Oh, I don’t know, ten hours maybe? What’s strange is that very little of what I do these days involves new research. During the season, I am too busy writing the articles that make me my living, and editing everyone else’s articles on FO, running the business end, dealing with advertisers, and answering e-mails. When I started doing this, I used to create the stats with a lot of manual cut and paste but at this point people have written programs for me that compile the numbers a lot faster. With the season almost over, the next month or two I’ll be doing new research and tweaking numbers, then we write the book, Pro
Football Prospectus 2008.

What was your tipping point?  What put you on the map?

Gregg Easterbrook was fired by ESPN in November 2003, because of something he wrote at his New Republic blog that was seen by some people as anti-semitic (and was also anti-Disney, which may be a bigger no-no for the WWL).
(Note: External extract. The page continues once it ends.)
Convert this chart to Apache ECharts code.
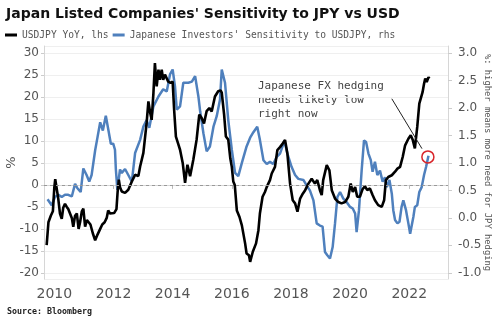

I knew that my site appealed to the kind of intellectual football fans who read his column, so I used it to my advantage by starting a contest where our readers would “write Gregg’s column for him.” This was when the political blogosphere was really exploding, so I used this hook to get publicity from political writers like Glenn Reynolds who never would write about a football stats site
otherwise. Easterbrook eventually got wind of the contest, thought it was hilarious, and he actually wrote his TMQ column for FO for two weeks — for free — until he signed a new deal to write for NFL.com.

What type of technology do you use?

Wordpress

What ad network(s) do you use?

We use a combination of AdBrite and ContextWeb, plus Vibrant Media textlinks. We’re also on blogads, although I must admit to being disappointed, the amount of ads we sell through them has really dwindled this year.
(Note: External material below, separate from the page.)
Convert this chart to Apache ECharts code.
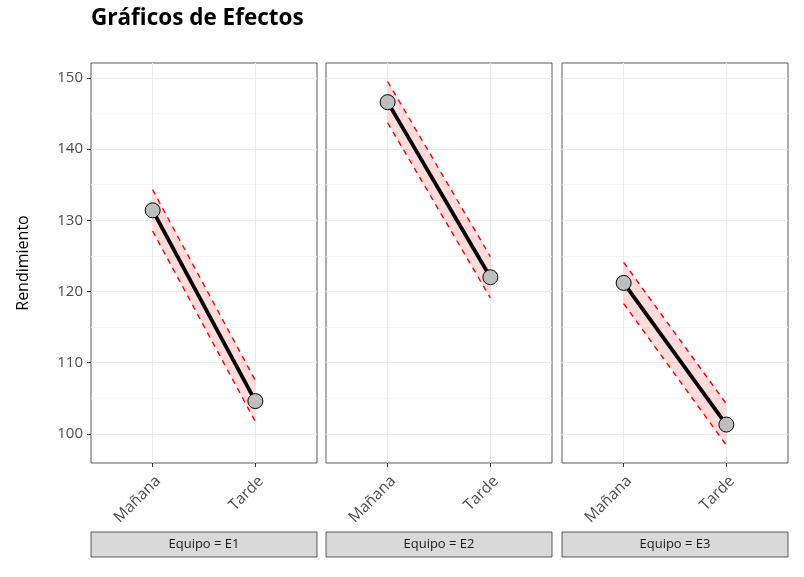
<!DOCTYPE html>
<html>
<head>
<meta charset="utf-8">
<script src="https://cdn.jsdelivr.net/npm/echarts@6/dist/echarts.min.js"></script>
<style>
  html, body { margin: 0; padding: 0; background: #fff; }
  #chart { width: 804px; height: 577px; }
</style>
</head>
<body>
<div id="chart"></div>
<script>
// datos
var periodos = ['Mañana', 'Tarde'];
var equipos = ['E1', 'E2', 'E3'];
var medias = [[131.4, 104.6], [146.6, 122.0], [121.2, 101.3]];
var inferior = [[128.5, 101.7], [143.7, 119.1], [118.3, 98.4]];
var superior = [[134.3, 107.5], [149.5, 124.9], [124.1, 104.2]];
var yTicks = [100, 110, 120, 130, 140, 150];
var yMinor = [105, 115, 125, 135, 145];

var FONT = 'Open Sans';
var panelLeft = [91, 326, 562];
var panelW = 226, panelTop = 63, panelH = 400;

var chart = echarts.init(document.getElementById('chart'));

var grids = [], xAxes = [], yAxes = [], series = [], graphics = [];

function pts(arr) {
  return arr.map(function (v, i) { return [i + 1, v]; });
}

equipos.forEach(function (eq, k) {
  grids.push({
    left: panelLeft[k], top: panelTop, width: panelW, height: panelH,
    show: true, borderColor: '#333', borderWidth: 0.8, backgroundColor: 'transparent'
  });
  xAxes.push({
    gridIndex: k, type: 'value', min: 0.4, max: 2.6,
    axisLine: { show: false },
    axisTick: { show: true, customValues: [1, 2], length: 4, lineStyle: { color: '#333' } },
    axisLabel: {
      customValues: [1, 2], rotate: 45, margin: 10,
      align: 'right', verticalAlign: 'top',
      color: '#4D4D4D', fontSize: 15.5, fontFamily: FONT,
      formatter: function (v) { return periodos[Math.round(v) - 1]; }
    },
    splitLine: { show: true, lineStyle: { color: '#EBEBEB', width: 1.1 } }
  });
  // eje principal
  yAxes.push({
    gridIndex: k, type: 'value', min: 95.9, max: 152.1,
    name: k === 0 ? 'Rendimiento' : '',
    nameLocation: 'middle', nameGap: 60,
    nameTextStyle: { color: '#000', fontSize: 16, fontFamily: FONT },
    axisLine: { show: false },
    axisTick: { show: k === 0, customValues: yTicks, length: 4, lineStyle: { color: '#333' } },
    axisLabel: { show: k === 0, customValues: yTicks, color: '#4D4D4D', fontSize: 15, fontFamily: FONT, margin: 8 },
    splitLine: { show: true, lineStyle: { color: '#EBEBEB', width: 1.1 } }
  });
  // lineas menores
  yAxes.push({
    gridIndex: k, type: 'value', min: 95.9, max: 152.1, position: 'left',
    axisLine: { show: false },
    axisTick: { show: false, customValues: yMinor },
    axisLabel: { show: false },
    splitLine: { show: true, lineStyle: { color: '#F4F4F4', width: 0.8 } }
  });

  var yIdx = k * 2;
  series.push({
    type: 'custom', xAxisIndex: k, yAxisIndex: yIdx, silent: true, z: 1,
    data: [0],
    renderItem: function (params, api) {
      var up = superior[k].map(function (v, i) { return api.coord([i + 1, v]); });
      var lo = inferior[k].map(function (v, i) { return api.coord([i + 1, v]); }).reverse();
      return {
        type: 'polygon',
        shape: { points: up.concat(lo) },
        style: { fill: 'rgba(255,0,0,0.14)' }
      };
    }
  });
  [superior[k], inferior[k]].forEach(function (arr) {
    series.push({
      type: 'line', xAxisIndex: k, yAxisIndex: yIdx, data: pts(arr),
      symbol: 'none', silent: true, z: 2,
      lineStyle: { color: '#FF0000', width: 1.4, type: [5.5, 5] }
    });
  });
  series.push({
    type: 'line', xAxisIndex: k, yAxisIndex: yIdx, data: pts(medias[k]),
    symbol: 'circle', symbolSize: 15, z: 3,
    lineStyle: { color: '#000', width: 3.8 },
    itemStyle: { color: '#BEBEBE', borderColor: '#000', borderWidth: 1 }
  });

  // tira del panel
  graphics.push({
    type: 'rect', x: panelLeft[k], y: 532,
    shape: { width: panelW, height: 25 },
    style: { fill: '#D9D9D9', stroke: '#333', lineWidth: 0.8 }
  });
  graphics.push({
    type: 'text', x: panelLeft[k] + panelW / 2, y: 544.5,
    style: {
      text: 'Equipo = ' + eq, fill: '#1A1A1A', fontSize: 13, fontFamily: FONT,
      align: 'center', verticalAlign: 'middle'
    }
  });
});

chart.setOption({
  animation: false,
  backgroundColor: '#fff',
  title: {
    text: 'Gráficos de Efectos', left: 86, top: 2,
    textStyle: { color: '#000', fontSize: 22.5, fontWeight: 'bold', fontFamily: FONT }
  },
  grid: grids,
  xAxis: xAxes,
  yAxis: yAxes,
  series: series,
  graphic: graphics
});
</script>
</body>
</html>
How much money do you make off your site monthly?

Maybe $2,000? A little more? I don’t make a living off the site. The site makes me and my writers famous, and we make our money off our outside writing gigs — and then there’s the hefty chunk that comes in from selling fantasy football projections each August.

What are some of your favorite sports websites and what are some of your least favorite websites?

Well, Baseball Prospectus was one of the reasons I started doing this, I still read it every day, and I am proud that I’m now friends and business partners with those guys. Doug Drinen was another one of my big influences, the new Pro-Football-Reference is amazing and Drinen has a lot of interesting stat analysis ideas on the P-F-R blog. Any
self-respecting sports fan who lives in Boston should read Boston Sports Media Watch every day. I read Pro Football Talk, like everyone else. I like Deadspin, although I must admit that most of the blogs that have been stylistically inspired by Deadspin get too snarky for me. At a certain point, you start running out of interesting ways to make fun of people, and it just gets repetitive and mean-spirited.

And everybody wants to criticize ESPN, but the thing is, that site is so huge and encompasses so many things that you are bound to find both material you love and material (and style) that drives you insane. I still enjoy Bill Simmons, I read Matt Mosley’s Hashmarks, Pasquarelli’s Friday columns. I’m a baseball fan, I like Gammons and Stark and Neyer. I have a ton of respect for NBA analyst John Hollinger, although I don’t read him that often — frankly, it’s hardenough for me to follow a second sport now that I write about football for a living. No way I could follow a third sport.

Any bold predictions for the future of sports on the internet?

I don’t know. In many ways the technology drives changes in what possibilities there are for content, and I have no clue what
technologies will change in the next ten years. One thing I know is that the barriers for entry are so low on the Internet that there will always be new sites popping up, new ideas for sites, new talent appearing. Those new writers will complain that the last generation of Internet writers were sellouts, and this will last for a couple years, and then the best of those writers will sell out too, and more new sites will start, accusing those writers of selling out, and so on. Endless cycle.

STN’s Take:

For anyone who is heavily into reading between the lines when it comes to football statistics, Football Outsiders is a must visit.  We don’t really have the time to keep up with all their new stat terminology but we definitely pay for their fantasy football projections on a yearly basis.  Anyone that takes that much time to look at football stats should be better at predicting them then the average guy writing a column or some fantasy football magazine.

Aaron seems to to a great job at monetizing his traffic though we think a contextual ad at the end of each of his posts could bring in some solid cash for him.  Our only suggestion would be to organize his site a bit better.  When we go to his site, things seem to be all over the place.  We would like to see a little more organization. The top features seem to interrupt his main page and the upper right sections of “FO goes mainstream” and “Extra Points” kind of stick out.  If he moved his “Top Features” to the upper right and then made his right sidebar flow evenly, the main page would be much easier to read.